### Set exercise
Starting at the first line of the data, please print exactly those lines through the one that holds "0.8, 0.9, 1]", omitting every picture.

### Recorded data

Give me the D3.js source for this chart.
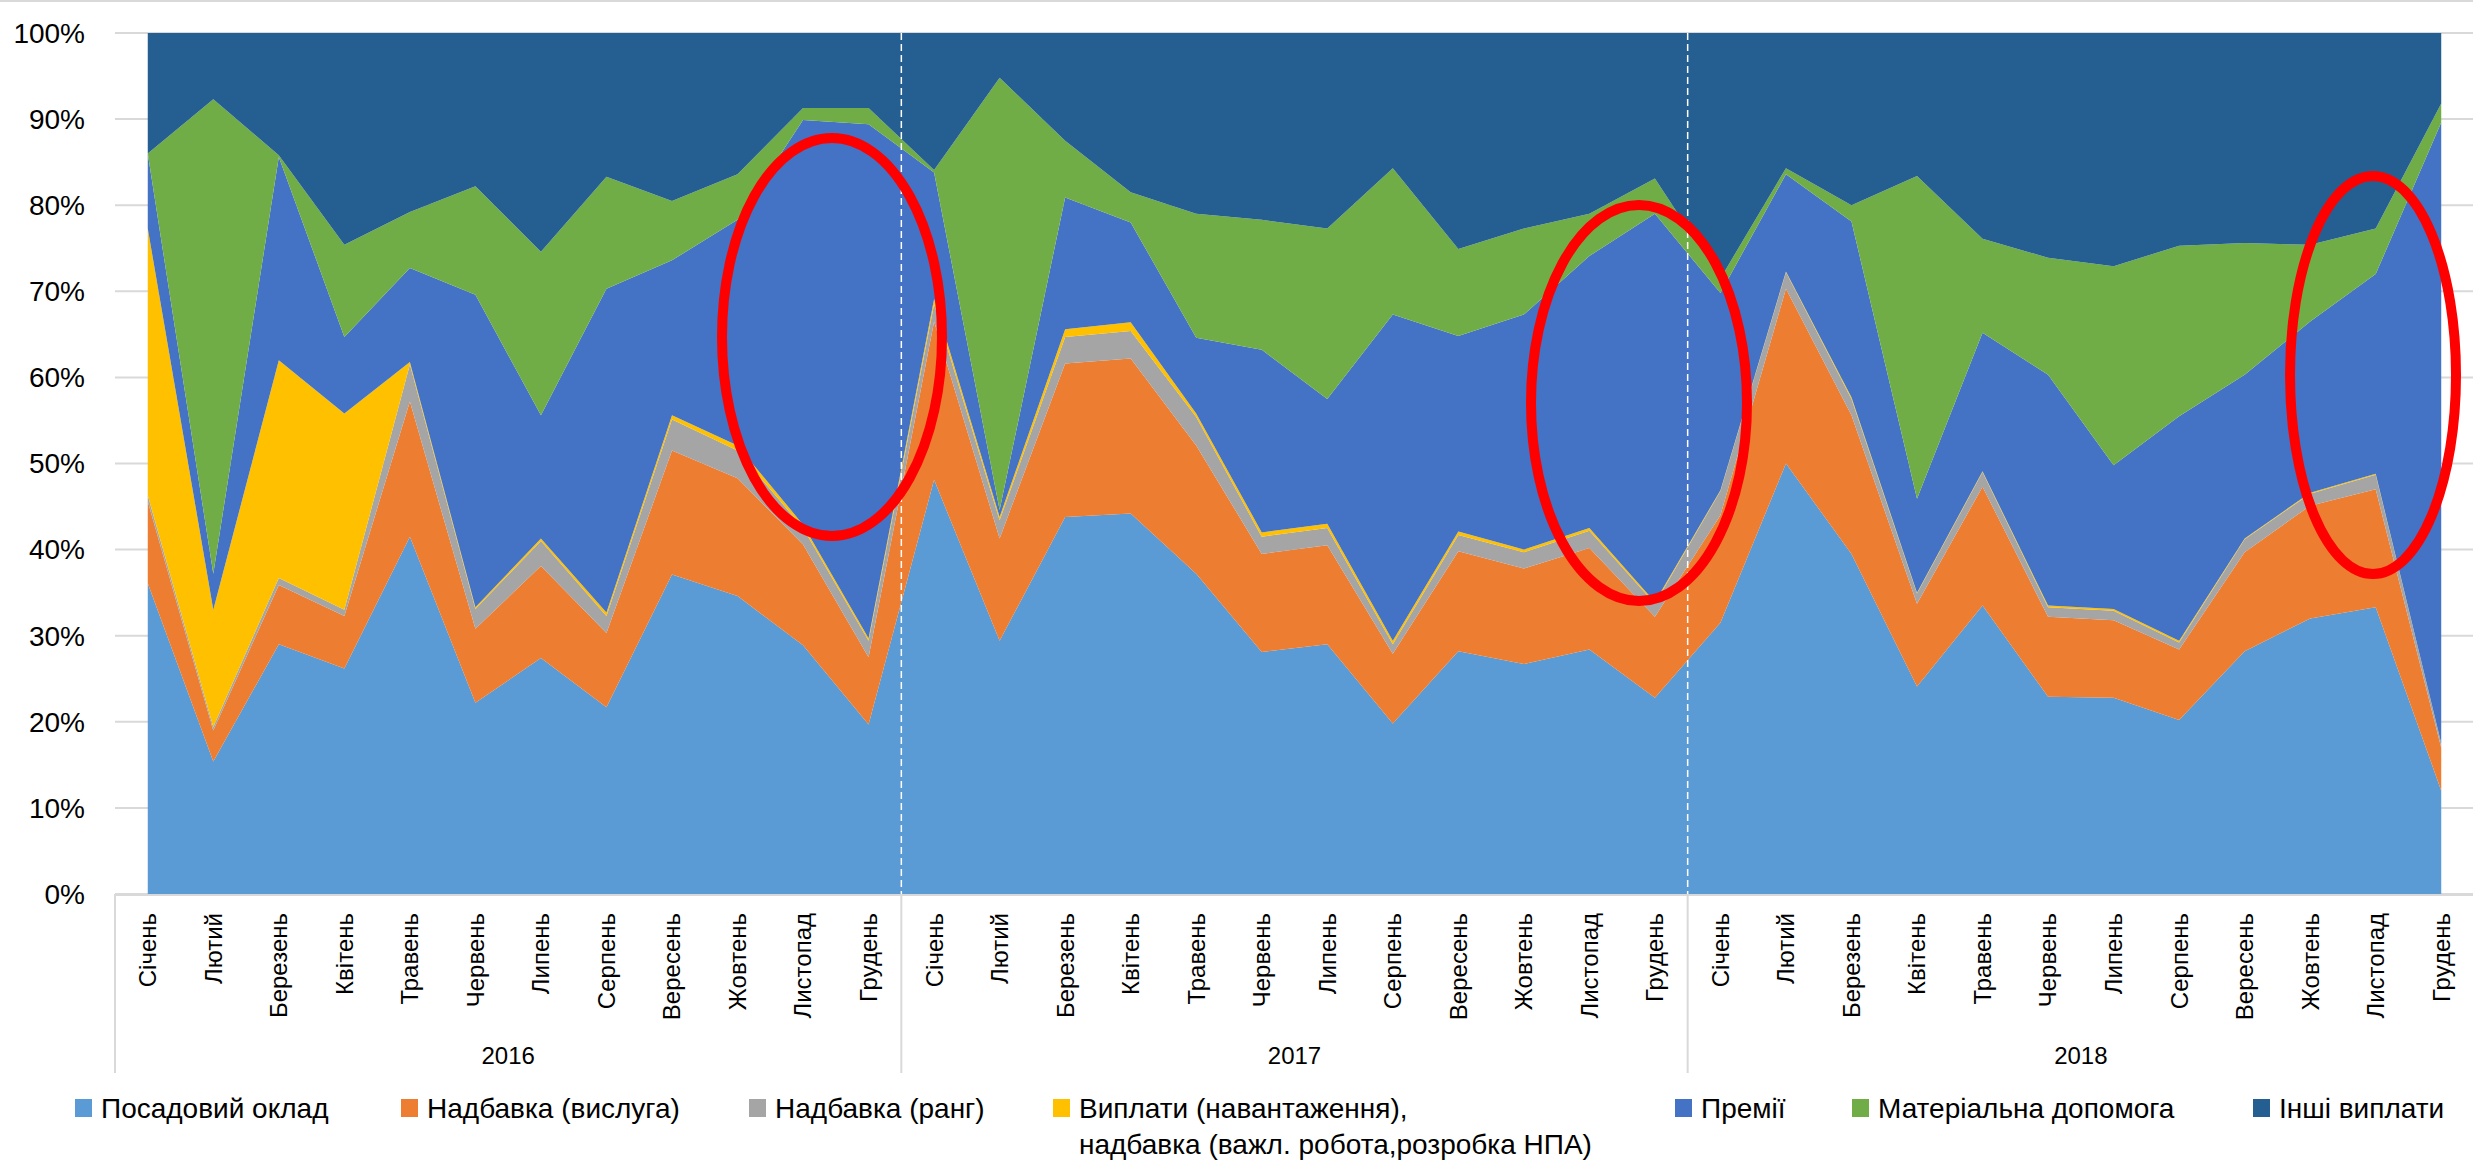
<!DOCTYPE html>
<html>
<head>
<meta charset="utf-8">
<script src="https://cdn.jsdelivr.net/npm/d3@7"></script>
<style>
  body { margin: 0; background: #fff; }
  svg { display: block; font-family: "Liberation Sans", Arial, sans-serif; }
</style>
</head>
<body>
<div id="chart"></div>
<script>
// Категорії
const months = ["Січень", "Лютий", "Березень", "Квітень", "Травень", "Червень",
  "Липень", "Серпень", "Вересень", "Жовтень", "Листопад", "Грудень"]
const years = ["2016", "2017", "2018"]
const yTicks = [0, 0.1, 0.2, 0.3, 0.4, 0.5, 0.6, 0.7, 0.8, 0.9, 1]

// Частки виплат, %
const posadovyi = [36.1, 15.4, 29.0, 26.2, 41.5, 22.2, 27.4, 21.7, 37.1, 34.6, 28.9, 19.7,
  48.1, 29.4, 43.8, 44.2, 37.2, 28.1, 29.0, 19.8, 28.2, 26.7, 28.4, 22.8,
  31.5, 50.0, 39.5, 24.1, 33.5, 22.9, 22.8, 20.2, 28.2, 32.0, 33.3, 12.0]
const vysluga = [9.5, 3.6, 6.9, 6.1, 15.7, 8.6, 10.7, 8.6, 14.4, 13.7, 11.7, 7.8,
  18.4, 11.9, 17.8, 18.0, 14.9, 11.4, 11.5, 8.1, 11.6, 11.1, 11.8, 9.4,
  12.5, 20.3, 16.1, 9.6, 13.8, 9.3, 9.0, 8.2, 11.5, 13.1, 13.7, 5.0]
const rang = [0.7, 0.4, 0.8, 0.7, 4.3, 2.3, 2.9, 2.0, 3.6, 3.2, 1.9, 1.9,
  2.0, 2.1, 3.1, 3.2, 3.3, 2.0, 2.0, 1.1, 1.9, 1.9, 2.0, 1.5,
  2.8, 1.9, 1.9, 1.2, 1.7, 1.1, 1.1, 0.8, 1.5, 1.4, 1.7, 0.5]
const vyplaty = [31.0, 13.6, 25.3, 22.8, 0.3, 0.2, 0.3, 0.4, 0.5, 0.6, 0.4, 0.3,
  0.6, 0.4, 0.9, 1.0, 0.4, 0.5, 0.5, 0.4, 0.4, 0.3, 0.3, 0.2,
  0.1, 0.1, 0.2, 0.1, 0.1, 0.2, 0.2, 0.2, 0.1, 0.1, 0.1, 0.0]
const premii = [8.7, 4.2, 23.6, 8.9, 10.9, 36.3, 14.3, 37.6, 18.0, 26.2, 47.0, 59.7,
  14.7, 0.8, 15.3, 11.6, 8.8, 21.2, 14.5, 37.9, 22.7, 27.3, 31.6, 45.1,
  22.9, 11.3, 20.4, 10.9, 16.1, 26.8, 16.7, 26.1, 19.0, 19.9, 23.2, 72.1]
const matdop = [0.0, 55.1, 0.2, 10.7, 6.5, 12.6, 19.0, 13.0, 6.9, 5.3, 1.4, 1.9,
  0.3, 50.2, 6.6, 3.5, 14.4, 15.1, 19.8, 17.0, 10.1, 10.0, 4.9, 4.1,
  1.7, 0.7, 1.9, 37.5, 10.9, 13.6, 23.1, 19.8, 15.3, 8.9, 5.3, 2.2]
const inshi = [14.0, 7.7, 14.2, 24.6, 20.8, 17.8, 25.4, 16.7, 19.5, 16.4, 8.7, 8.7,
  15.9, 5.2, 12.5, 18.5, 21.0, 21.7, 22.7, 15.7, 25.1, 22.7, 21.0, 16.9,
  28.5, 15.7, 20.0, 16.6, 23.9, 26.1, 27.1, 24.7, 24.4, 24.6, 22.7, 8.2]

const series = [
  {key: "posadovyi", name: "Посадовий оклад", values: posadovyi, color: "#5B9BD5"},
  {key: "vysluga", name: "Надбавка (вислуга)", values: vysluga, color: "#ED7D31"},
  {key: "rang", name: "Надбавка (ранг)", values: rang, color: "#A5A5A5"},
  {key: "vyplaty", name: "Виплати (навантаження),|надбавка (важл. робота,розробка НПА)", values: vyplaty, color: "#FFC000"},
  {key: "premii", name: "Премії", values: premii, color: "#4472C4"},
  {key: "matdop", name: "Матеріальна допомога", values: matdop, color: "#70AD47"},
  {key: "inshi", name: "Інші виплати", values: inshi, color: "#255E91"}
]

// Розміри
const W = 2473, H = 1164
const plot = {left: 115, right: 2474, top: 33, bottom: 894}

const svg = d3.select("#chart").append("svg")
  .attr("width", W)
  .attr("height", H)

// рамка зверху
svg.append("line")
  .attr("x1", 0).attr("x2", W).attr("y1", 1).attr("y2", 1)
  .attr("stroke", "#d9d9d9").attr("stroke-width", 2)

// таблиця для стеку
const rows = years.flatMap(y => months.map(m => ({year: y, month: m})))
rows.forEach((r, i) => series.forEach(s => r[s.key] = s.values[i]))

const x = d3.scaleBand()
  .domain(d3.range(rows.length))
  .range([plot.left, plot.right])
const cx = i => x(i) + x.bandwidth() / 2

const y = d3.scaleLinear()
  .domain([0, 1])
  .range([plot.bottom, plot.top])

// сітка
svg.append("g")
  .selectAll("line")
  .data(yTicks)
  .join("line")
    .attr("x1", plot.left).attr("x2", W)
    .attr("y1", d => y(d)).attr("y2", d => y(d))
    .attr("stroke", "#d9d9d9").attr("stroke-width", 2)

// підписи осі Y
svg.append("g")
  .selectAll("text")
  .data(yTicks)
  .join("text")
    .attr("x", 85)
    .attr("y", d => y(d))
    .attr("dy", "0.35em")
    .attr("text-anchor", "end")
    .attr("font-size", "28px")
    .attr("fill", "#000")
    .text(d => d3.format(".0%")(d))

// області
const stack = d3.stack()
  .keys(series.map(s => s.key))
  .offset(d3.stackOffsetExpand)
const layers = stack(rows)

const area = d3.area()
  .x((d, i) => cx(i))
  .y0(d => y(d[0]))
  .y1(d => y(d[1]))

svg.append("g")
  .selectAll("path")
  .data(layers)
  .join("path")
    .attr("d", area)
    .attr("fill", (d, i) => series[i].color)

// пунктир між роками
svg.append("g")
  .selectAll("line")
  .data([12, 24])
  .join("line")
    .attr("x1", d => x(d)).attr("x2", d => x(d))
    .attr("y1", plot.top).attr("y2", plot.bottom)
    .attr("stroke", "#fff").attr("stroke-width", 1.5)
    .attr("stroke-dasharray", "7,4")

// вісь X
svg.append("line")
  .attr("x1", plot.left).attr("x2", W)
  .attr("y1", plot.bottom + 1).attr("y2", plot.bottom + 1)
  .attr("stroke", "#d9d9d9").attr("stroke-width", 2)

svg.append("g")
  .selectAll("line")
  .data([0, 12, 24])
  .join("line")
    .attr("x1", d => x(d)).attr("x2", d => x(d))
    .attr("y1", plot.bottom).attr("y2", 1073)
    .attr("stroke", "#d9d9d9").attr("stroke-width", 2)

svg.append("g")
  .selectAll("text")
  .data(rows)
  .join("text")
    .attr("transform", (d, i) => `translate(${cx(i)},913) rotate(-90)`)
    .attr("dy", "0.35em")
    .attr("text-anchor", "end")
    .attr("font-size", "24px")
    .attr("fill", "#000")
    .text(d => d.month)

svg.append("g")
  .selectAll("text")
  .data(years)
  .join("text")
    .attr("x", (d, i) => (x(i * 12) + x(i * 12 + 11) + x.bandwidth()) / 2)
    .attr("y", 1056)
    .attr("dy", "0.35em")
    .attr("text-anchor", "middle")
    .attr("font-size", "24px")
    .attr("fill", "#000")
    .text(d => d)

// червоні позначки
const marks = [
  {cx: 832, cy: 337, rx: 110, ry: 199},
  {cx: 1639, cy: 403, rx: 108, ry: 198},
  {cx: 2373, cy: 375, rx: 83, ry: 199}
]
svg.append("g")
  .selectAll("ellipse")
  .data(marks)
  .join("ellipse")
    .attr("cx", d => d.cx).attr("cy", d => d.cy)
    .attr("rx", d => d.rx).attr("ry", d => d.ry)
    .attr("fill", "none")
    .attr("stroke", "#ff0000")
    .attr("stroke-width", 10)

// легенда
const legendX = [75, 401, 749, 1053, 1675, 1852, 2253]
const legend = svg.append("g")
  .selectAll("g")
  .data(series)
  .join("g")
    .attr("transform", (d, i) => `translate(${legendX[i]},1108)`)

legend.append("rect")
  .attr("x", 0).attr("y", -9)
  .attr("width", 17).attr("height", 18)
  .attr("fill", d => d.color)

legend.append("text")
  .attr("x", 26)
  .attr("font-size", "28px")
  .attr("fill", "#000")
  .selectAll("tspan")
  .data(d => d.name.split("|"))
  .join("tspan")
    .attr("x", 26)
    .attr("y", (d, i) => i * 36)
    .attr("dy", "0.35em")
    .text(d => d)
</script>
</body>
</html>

### Finished task
Give me the D3.js source for this chart.
<!DOCTYPE html>
<html>
<head>
<meta charset="utf-8">
<script src="https://cdn.jsdelivr.net/npm/d3@7"></script>
<style>
  body { margin: 0; background: #fff; }
  svg { display: block; font-family: "Liberation Sans", Arial, sans-serif; }
</style>
</head>
<body>
<div id="chart"></div>
<script>
// Категорії
const months = ["Січень", "Лютий", "Березень", "Квітень", "Травень", "Червень",
  "Липень", "Серпень", "Вересень", "Жовтень", "Листопад", "Грудень"]
const years = ["2016", "2017", "2018"]
const yTicks = [0, 0.1, 0.2, 0.3, 0.4, 0.5, 0.6, 0.7, 0.8, 0.9, 1]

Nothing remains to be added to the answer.